Language switchers are useful—but they’re not mandatory.

SMB sites can work perfectly well without a visible switcher, especially when:

  • only a few pages are translated

  • most visitors arrive via search

Switchers add interface complexity and ongoing maintenance. They make sense when users intentionally move between languages, such as on ecommerce sites or content-heavy resources. Otherwise, they can be unnecessary.

A good rule of thumb: add a switcher only when users actually need to switch.

How Languages Are Represented Matters

Avoid using flags to represent languages unless the content is truly country-specific. Flags represent countries, not languages, and many languages are spoken across multiple countries. They can also be confusing or misleading for international users.

When listing languages, use the language name written in that language (for example, Español instead of Spanish). This makes it easier for users to recognize their preferred option and reduces friction when navigating a site in an unfamiliar language.

Plan for Ongoing Maintenance

Multilingual sites don’t fail at launch—they fail over time.

Content changes, pages get updated, and translations drift out of sync. The more languages and pages involved, the easier it is for inconsistencies to creep in.

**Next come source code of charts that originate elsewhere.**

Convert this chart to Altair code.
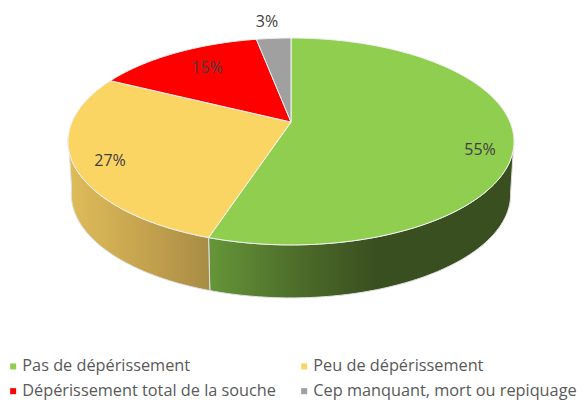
import math
import altair as alt
import pandas as pd

categories = ["Pas de dépérissement", "Peu de dépérissement",
              "Dépérissement total de la souche", "Cep manquant, mort ou repiquage"]
shares = [55, 27.4, 14.6, 3]
labels = ["55%", "27%", "15%", "3%"]
colors = ["#90CE50", "#FBD563", "#FF0000", "#A0A0A0"]

# annotation anchors on the page
label_x = [480, 110, 207, 267]
label_y = [150, 161, 68, 22]

# view of the tilted disc
W, H = 570, 394
APEX = (291, 122)
K, A, C = 219, 99.8, 0.188
DEPTH, SHRINK = 53, 0.985


def project(turn, bottom=False):
    t = math.radians(turn)
    u, v = math.sin(t), math.cos(t)
    d = 1 + C * v
    x, y = K * u / d, -A * v / d
    if bottom:
        return APEX[0] + SHRINK * x, APEX[1] + y + DEPTH
    return APEX[0] + x, APEX[1] + y


def arc(a, b, bottom=False):
    n = max(2, int(abs(b - a)) + 1)
    return [project(a + (b - a) * i / (n - 1), bottom) for i in range(n)]


edges = [0]
for s in shares:
    edges.append(edges[-1] + s * 3.6)

top_rows = []
for k, cat in enumerate(categories):
    pts = [APEX] + arc(edges[k], edges[k + 1]) + [APEX]
    for i, (x, y) in enumerate(pts):
        top_rows.append({"cat": cat, "i": i, "x": x, "y": y})
top = pd.DataFrame(top_rows)


def wall(a, b):
    pts = arc(a, b) + arc(b, a, True)
    pts.append(pts[0])
    return pd.DataFrame([{"i": i, "x": x, "y": y} for i, (x, y) in enumerate(pts)])


x_enc = alt.X("x:Q", axis=None, scale=alt.Scale(domain=[8, 8 + W], nice=False, zero=False))
y_enc = alt.Y("y:Q", axis=None, scale=alt.Scale(domain=[8 + H, 8], nice=False, zero=False))
order = alt.Order("i:Q")

green_grad = alt.Gradient(gradient="linear", x1=0, x2=1, y1=0, y2=0, stops=[
    alt.GradientStop(color="#669639", offset=0),
    alt.GradientStop(color="#4c6b29", offset=0.3),
    alt.GradientStop(color="#3a4f20", offset=0.55),
    alt.GradientStop(color="#3a4f20", offset=1)])
yellow_grad = alt.Gradient(gradient="linear", x1=0, x2=1, y1=0, y2=0, stops=[
    alt.GradientStop(color="#dfbd5a", offset=0),
    alt.GradientStop(color="#c4a24e", offset=0.55),
    alt.GradientStop(color="#a88c45", offset=1)])

wall_green = alt.Chart(wall(100, edges[1])).mark_line(
    fill=green_grad, stroke="#e0e0e0", strokeWidth=1).encode(x=x_enc, y=y_enc, order=order)
wall_yellow = alt.Chart(wall(edges[1], 262)).mark_line(
    fill=yellow_grad, stroke="#e0e0e0", strokeWidth=1).encode(x=x_enc, y=y_enc, order=order)

slices = alt.Chart(top).mark_line(stroke="#f2f2f2", strokeWidth=1).encode(
    x=x_enc, y=y_enc, order=order,
    fill=alt.Fill("cat:N", sort=categories,
                  scale=alt.Scale(domain=categories, range=colors),
                  legend=alt.Legend(
                      orient="none", legendX=-3, legendY=350, columns=2, title=None,
                      direction="horizontal",
                      symbolType="square", symbolSize=36, symbolStrokeWidth=0,
                      labelFont="Open Sans", labelFontSize=16.3, labelColor="#595959",
                      labelOffset=1, columnPadding=20, rowPadding=8, labelLimit=300)))

text = alt.Chart(pd.DataFrame({"x": label_x, "y": label_y, "t": labels})).mark_text(
    font="Open Sans", fontSize=16, color="#404040").encode(x=x_enc, y=y_enc, text="t:N")

chart = (wall_green + wall_yellow + slices + text).properties(
    width=W, height=H, padding=0,
    autosize=alt.AutoSizeParams(type="none")
).configure_view(stroke=None)

chart.save("out.html", embed_options={"renderer": "svg", "actions": False})
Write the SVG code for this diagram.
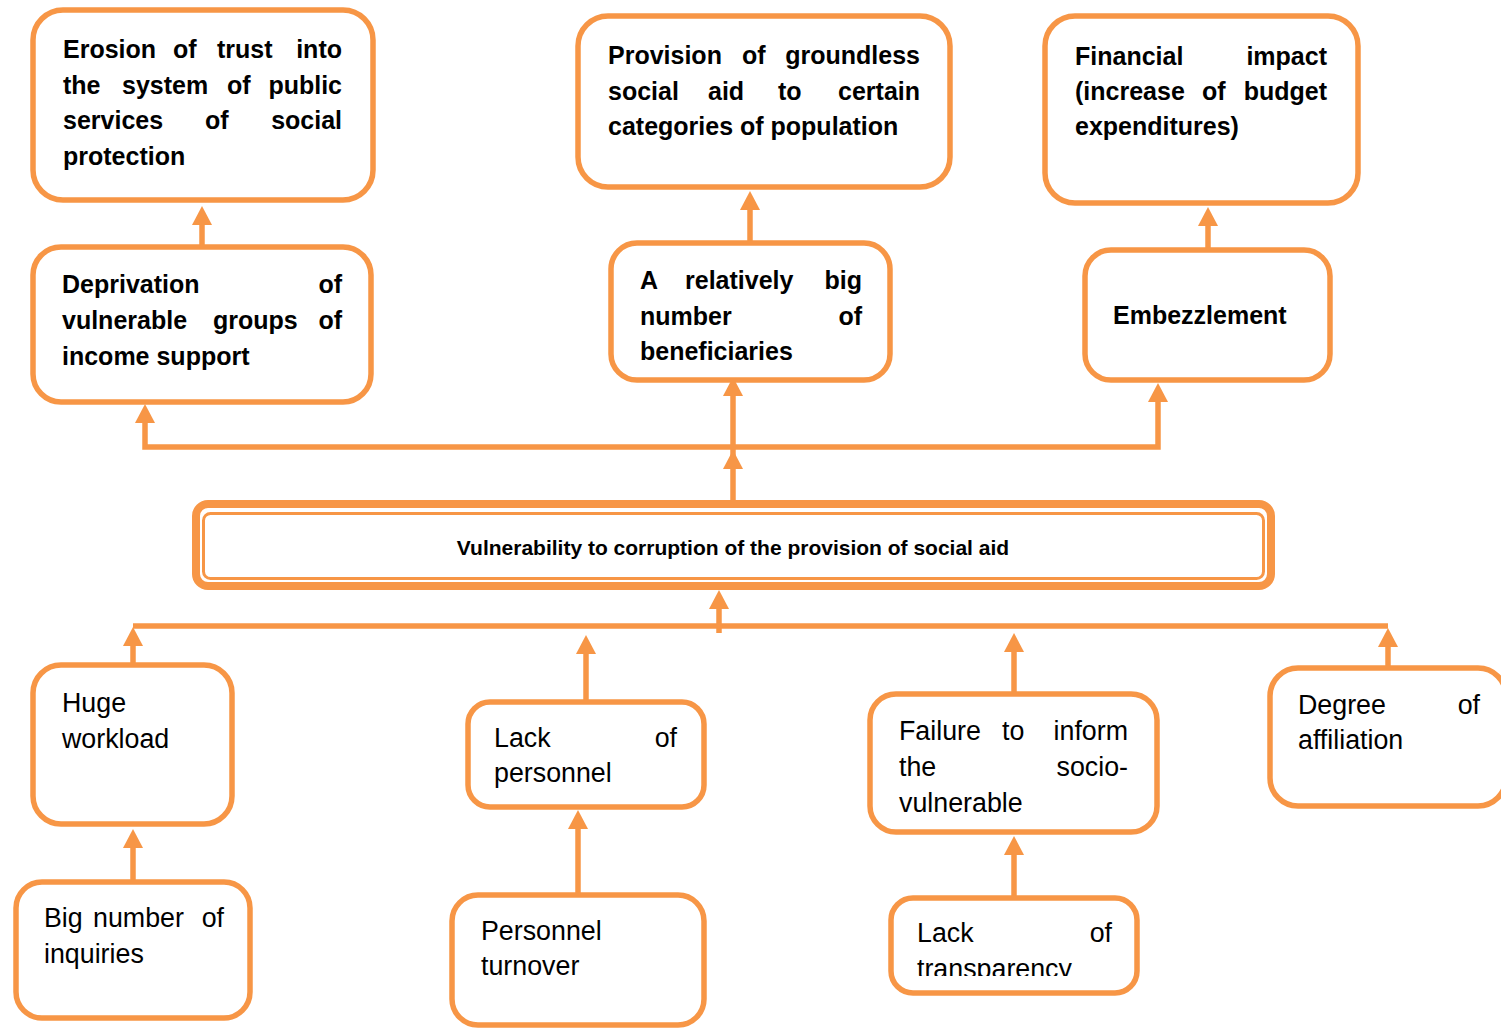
<svg xmlns="http://www.w3.org/2000/svg" width="1501" height="1028" viewBox="0 0 1501 1028">
  <defs>
    <style>
      .box { fill: #ffffff; stroke: #F79646; stroke-width: 5.5; }
      .wire { fill: none; stroke: #F79646; stroke-width: 5.5; }
      .b { font-family: "Liberation Sans", Arial, sans-serif; font-weight: bold; font-size: 25px; fill: #000000; }
      .r { font-family: "Liberation Sans", Arial, sans-serif; font-size: 26.8px; fill: #000000; }
      .e { text-anchor: end; }
    </style>
    <marker id="ah" markerUnits="userSpaceOnUse" viewBox="0 0 19 20" markerWidth="19" markerHeight="20" refX="0" refY="10" orient="auto-start-reverse">
      <path d="M0,0 L19,10 L0,20 z" fill="#F79646"/>
    </marker>
    <clipPath id="clipTransp">
      <rect x="891" y="898" width="246" height="78"/>
    </clipPath>
  </defs>

  <rect width="1501" height="1028" fill="#ffffff"/>

  <!-- connectors -->
  <g id="connectors">
    <!-- upper tree -->
    <path class="wire" d="M202,249 V225" marker-end="url(#ah)"/>
    <path class="wire" d="M750,245 V210" marker-end="url(#ah)"/>
    <path class="wire" d="M1208,252 V226" marker-end="url(#ah)"/>
    <path class="wire" d="M145,423 V447 H1158 V402" marker-start="url(#ah)" marker-end="url(#ah)"/>
    <path class="wire" d="M733,502 V469 V396" marker-mid="url(#ah)" marker-end="url(#ah)"/>
    <!-- lower tree -->
    <path class="wire" d="M719,633 V609" marker-end="url(#ah)"/>
    <path class="wire" d="M133,626 H1388"/>
    <path class="wire" d="M133,666 V646" marker-end="url(#ah)"/>
    <path class="wire" d="M586,703 V654" marker-end="url(#ah)"/>
    <path class="wire" d="M1014,695 V652" marker-end="url(#ah)"/>
    <path class="wire" d="M1388,669 V647" marker-end="url(#ah)"/>
    <path class="wire" d="M133,883 V848" marker-end="url(#ah)"/>
    <path class="wire" d="M578,896 V829" marker-end="url(#ah)"/>
    <path class="wire" d="M1014,899 V855" marker-end="url(#ah)"/>
  </g>

  <g id="erosion-of-trust">
    <rect class="box" x="33" y="10" width="340" height="190" rx="30"/>
    <text class="b"><tspan x="63" y="58">Erosion</tspan><tspan x="173" y="58">of</tspan><tspan x="217" y="58">trust</tspan><tspan class="e" x="342" y="58">into</tspan></text>
    <text class="b"><tspan x="63" y="94">the</tspan><tspan x="122" y="94">system</tspan><tspan x="227" y="94">of</tspan><tspan class="e" x="342" y="94">public</tspan></text>
    <text class="b"><tspan x="63" y="129">services</tspan><tspan x="205" y="129">of</tspan><tspan class="e" x="342" y="129">social</tspan></text>
    <text class="b" x="63" y="165">protection</text>
  </g>

  <g id="groundless-aid">
    <rect class="box" x="578" y="16" width="372" height="171" rx="30"/>
    <text class="b"><tspan x="608" y="64">Provision</tspan><tspan x="742" y="64">of</tspan><tspan class="e" x="920" y="64">groundless</tspan></text>
    <text class="b"><tspan x="608" y="100">social</tspan><tspan x="708" y="100">aid</tspan><tspan x="778" y="100">to</tspan><tspan class="e" x="920" y="100">certain</tspan></text>
    <text class="b" x="608" y="135">categories of population</text>
  </g>

  <g id="financial-impact">
    <rect class="box" x="1045" y="16" width="313" height="187" rx="30"/>
    <text class="b"><tspan x="1075" y="65">Financial</tspan><tspan class="e" x="1327" y="65">impact</tspan></text>
    <text class="b"><tspan x="1075" y="100">(increase</tspan><tspan x="1202" y="100">of</tspan><tspan class="e" x="1327" y="100">budget</tspan></text>
    <text class="b" x="1075" y="135">expenditures)</text>
  </g>

  <g id="deprivation">
    <rect class="box" x="33" y="247" width="338" height="155" rx="28"/>
    <text class="b"><tspan x="62" y="293">Deprivation</tspan><tspan class="e" x="342" y="293">of</tspan></text>
    <text class="b"><tspan x="62" y="329">vulnerable</tspan><tspan x="213" y="329">groups</tspan><tspan class="e" x="342" y="329">of</tspan></text>
    <text class="b" x="62" y="365">income support</text>
  </g>

  <g id="beneficiaries">
    <rect class="box" x="611" y="243" width="279" height="137" rx="26"/>
    <text class="b"><tspan x="640" y="289">A</tspan><tspan x="685" y="289">relatively</tspan><tspan class="e" x="862" y="289">big</tspan></text>
    <text class="b"><tspan x="640" y="325">number</tspan><tspan class="e" x="862" y="325">of</tspan></text>
    <text class="b" x="640" y="360">beneficiaries</text>
  </g>

  <g id="embezzlement">
    <rect class="box" x="1085" y="250" width="245" height="130" rx="26"/>
    <text class="b" x="1113" y="324">Embezzlement</text>
  </g>

  <g id="vulnerability">
    <rect x="196" y="504" width="1075" height="82" rx="12" fill="#ffffff" stroke="#F79646" stroke-width="8"/>
    <rect x="203.5" y="513.5" width="1060" height="65" rx="7" fill="none" stroke="#F79646" stroke-width="3"/>
    <text class="b" x="733" y="555" text-anchor="middle" style="font-size:21px">Vulnerability to corruption of the provision of social aid</text>
  </g>

  <g id="huge-workload">
    <rect class="box" x="33" y="665" width="199" height="159" rx="28"/>
    <text class="r" x="62" y="712">Huge</text>
    <text class="r" x="62" y="748">workload</text>
  </g>

  <g id="inquiries">
    <rect class="box" x="16" y="882" width="234" height="136" rx="26"/>
    <text class="r"><tspan x="44" y="927">Big</tspan><tspan x="93" y="927">number</tspan><tspan class="e" x="224" y="927">of</tspan></text>
    <text class="r" x="44" y="963">inquiries</text>
  </g>

  <g id="lack-of-personnel">
    <rect class="box" x="468" y="702" width="236" height="105" rx="22"/>
    <text class="r"><tspan x="494" y="747">Lack</tspan><tspan class="e" x="677" y="747">of</tspan></text>
    <text class="r" x="494" y="782">personnel</text>
  </g>

  <g id="personnel-turnover">
    <rect class="box" x="452" y="895" width="252" height="130" rx="26"/>
    <text class="r" x="481" y="940">Personnel</text>
    <text class="r" x="481" y="975">turnover</text>
  </g>

  <g id="failure-to-inform">
    <rect class="box" x="870" y="694" width="287" height="138" rx="26"/>
    <text class="r"><tspan x="899" y="740">Failure</tspan><tspan x="1002" y="740">to</tspan><tspan class="e" x="1128" y="740">inform</tspan></text>
    <text class="r"><tspan x="899" y="776">the</tspan><tspan class="e" x="1128" y="776">socio-</tspan></text>
    <text class="r" x="899" y="812">vulnerable</text>
  </g>

  <g id="lack-of-transparency">
    <rect class="box" x="891" y="898" width="246" height="95" rx="22"/>
    <g clip-path="url(#clipTransp)">
      <text class="r"><tspan x="917" y="942">Lack</tspan><tspan class="e" x="1112" y="942">of</tspan></text>
      <text class="r" x="917" y="978">transparency</text>
    </g>
  </g>

  <g id="degree-of-affiliation">
    <rect class="box" x="1270" y="668" width="236" height="138" rx="28"/>
    <text class="r"><tspan x="1298" y="714">Degree</tspan><tspan class="e" x="1480" y="714">of</tspan></text>
    <text class="r" x="1298" y="749">affiliation</text>
  </g>
</svg>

To keep a multilingual site healthy:

  • update translated content alongside the primary language

  • periodically audit language targeting

  • and keep ownership of multilingual maintenance clear

For small teams, simplicity isn’t just cleaner—it’s safer.

Keep the Setup Proportional to the Business

The biggest multilingual mistake SMBs make isn’t choosing the “wrong” tool. It’s choosing a setup that doesn’t align with their actual needs and then trying to force it to scale.

A multilingual system should support:

  • how often content changes

  • how many languages are realistically needed

  • how users actually behave

The simplest setup that meets those needs is usually the best one.